Starting a new business in the transportation industry is a very wise financial move. The industry is booming and is worth an estimated $1.3 trillion in the United States. This industry, however, is heavily regulated by more than one governing body. That is why before you get underway, you will want to familiarize yourself with these top legal obligations.
Driving Limit Regulations
There are driving limit regulations that are put in place to stop employers from forcing their employees to drive more than 11 hours at a time. Pushing yourself beyond this limit can severely inhibit your driver’s ability to react to dangers on the road, and can even result in them falling asleep at the wheel. A better way to operate is to send two drivers out with every vehicle and have them switch or to give your employees their mandated sleeper break before the 11-hour limit.
A great way to pass and get through roadside inspections easier is through DVIR compliance. By investing in services and electronic tools that make generating the Driver Vehicle Inspection Report easier, your business can easily show that the vehicles you have on the road have been pre-checked and post-checked every time and shown not to have any maintenance issues.
Commercial Driver’s Licenses
Your drivers will need to have the correct license in every state they operate in. Commercial Driver’s Licenses, or CDLs, can be completed on a full-time basis in 7 weeks, though endorsements should be added to train your drivers on how to handle the specific cargo your company processes.
Federal Licensing and Regulations
All transportation businesses must follow federal law, especially in regards to interstate transportation. This will mean you will want to become familiar with the Department of Transportation (DOT) and keep up to date with any changes to their rules and regulations.

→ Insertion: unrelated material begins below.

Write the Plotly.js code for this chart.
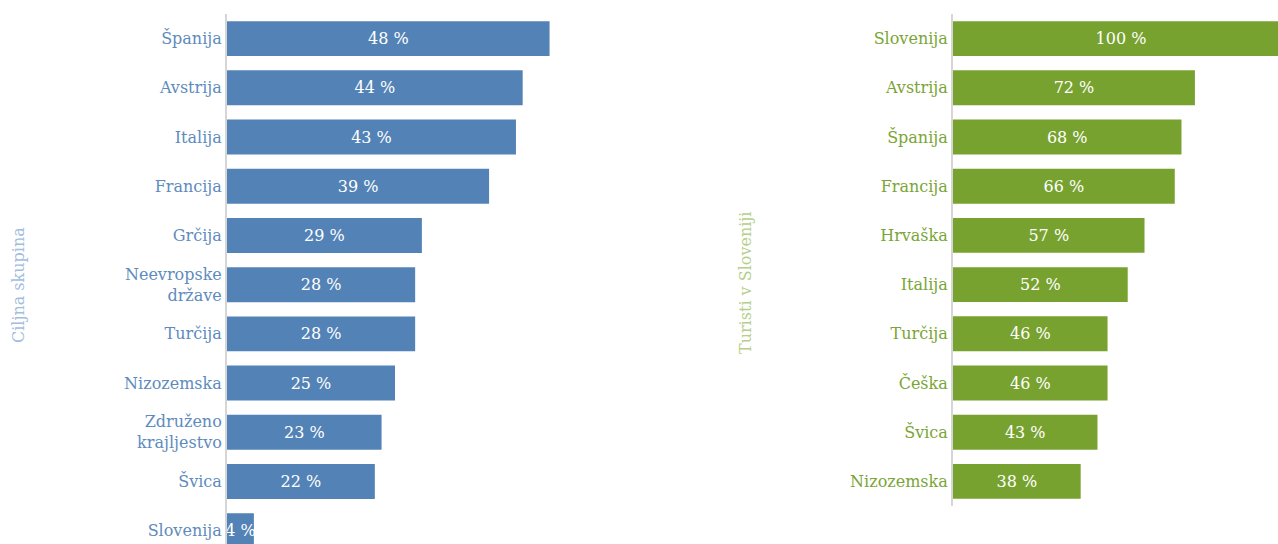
<!DOCTYPE html>
<html>
<head>
<meta charset="utf-8">
<script src="https://cdn.plot.ly/plotly-3.0.1.min.js"></script>
<style>html,body{margin:0;padding:0;background:#fff;}#chart{width:1278px;height:544px;}</style>
</head>
<body>
<div id="chart"></div>
<script>
// Left panel: Ciljna skupina
const leftCategories = ["Španija", "Avstrija", "Italija", "Francija", "Grčija", "Neevropske<br>države", "Turčija", "Nizozemska", "Združeno<br>krajljestvo", "Švica", "Slovenija"];
const leftValues = [48, 44, 43, 39, 29, 28, 28, 25, 23, 22, 4];

// Right panel: Turisti v Sloveniji
const rightCategories = ["Slovenija", "Avstrija", "Španija", "Francija", "Hrvaška", "Italija", "Turčija", "Češka", "Švica", "Nizozemska"];
const rightValues = [100, 72, 68, 66, 57, 52, 46, 46, 43, 38];

const leftTitle = "Ciljna skupina";
const rightTitle = "Turisti v Sloveniji";

const FONT = "DejaVu Serif";
const W = 1278, H = 544;
const blue = "#5383b6", green = "#78a22f";

const traces = [
  {
    type: "bar", orientation: "h",
    x: leftValues, y: leftCategories,
    xaxis: "x", yaxis: "y",
    width: 0.71,
    marker: {color: blue},
    text: leftValues.map(v => v + " %"),
    textposition: "inside", insidetextanchor: "middle", constraintext: "none", textangle: 0,
    textfont: {family: FONT, size: 16, color: "#ffffff"},
    hoverinfo: "none"
  },
  {
    type: "bar", orientation: "h",
    x: rightValues, y: rightCategories,
    xaxis: "x2", yaxis: "y2",
    width: 0.71,
    marker: {color: green},
    text: rightValues.map(v => v + " %"),
    textposition: "inside", insidetextanchor: "middle", constraintext: "none", textangle: 0,
    textfont: {family: FONT, size: 16, color: "#ffffff"},
    hoverinfo: "none"
  }
];

const leftX0 = 227, leftX1 = 700, rightX0 = 953;
const pxLeft = 6.72, pxRight = 3.36;

const layout = {
  width: W, height: H,
  margin: {l: 0, r: 0, t: 14, b: 0},
  paper_bgcolor: "#ffffff", plot_bgcolor: "rgba(0,0,0,0)",
  showlegend: false,
  bargap: 0.29,
  font: {family: FONT},
  xaxis: {
    domain: [leftX0 / W, leftX1 / W],
    range: [0, (leftX1 - leftX0) / pxLeft],
    showgrid: false, zeroline: false, showticklabels: false, showline: false, ticks: ""
  },
  yaxis: {
    domain: [0, 1],
    type: "category",
    range: [10.27, -0.5],
    showgrid: false, zeroline: false,
    showline: true, linecolor: "#d6d6d6", linewidth: 2,
    ticks: "", ticklabelstandoff: 0,
    tickfont: {family: FONT, size: 16, color: "#5e8bbd"},
    anchor: "x"
  },
  xaxis2: {
    domain: [rightX0 / W, 1],
    range: [0, (W - rightX0) / pxRight],
    showgrid: false, zeroline: false, showticklabels: false, showline: false, ticks: ""
  },
  yaxis2: {
    domain: [(H - 506) / (H - 14), 1],
    type: "category",
    range: [9.5, -0.5],
    showgrid: false, zeroline: false,
    showline: true, linecolor: "#d6d6d6", linewidth: 2,
    ticks: "", ticklabelstandoff: 0,
    tickfont: {family: FONT, size: 16, color: "#7aa536"},
    anchor: "x2"
  },
  annotations: [
    {text: leftTitle, xref: "paper", yref: "paper", x: 18 / W, y: (H - 285) / (H - 14),
     xanchor: "center", yanchor: "middle", textangle: -90, showarrow: false,
     font: {family: FONT, size: 16, color: "#a3bddd"}},
    {text: rightTitle, xref: "paper", yref: "paper", x: 745 / W, y: (H - 283) / (H - 14),
     xanchor: "center", yanchor: "middle", textangle: -90, showarrow: false,
     font: {family: FONT, size: 16, color: "#b5cf8a"}}
  ]
};

Plotly.newPlot("chart", traces, layout, {displayModeBar: false, staticPlot: true});
</script>
</body>
</html>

State Licensing and Regulations
You will need to adhere to every state’s law that you operate in. If your business intends to ship items from the east coast to the west coast, you will need to adhere to all the rules, regulations, and laws that apply to every single state you go through.
When dealing with state licensing and regulations, the governing bodies you will often need to work with are:
- Public Utilities Commission
- Department of Motor Vehicles
In particular, your business will need the necessary insurance and intrastate permits that are known colloquially as “Bingo Stamps.”
Towns and cities might have their own set of rules, which will dictate things like which streets you can drive on. They are particularly strict when it comes to passenger transportation services, so be aware of what you need to do to operate in a city before you begin.
The EPA has set regulations that are put in place to keep air pollution as low as possible. They allow offer grants which to replace polluting vehicles with greener alternatives, so get in touch to see if there is anything that can help your company.
Knowing the laws and legal obligations as a transportation business are critical to your success because unless you operate in one city alone, there will be several legal systems you will need to contend with.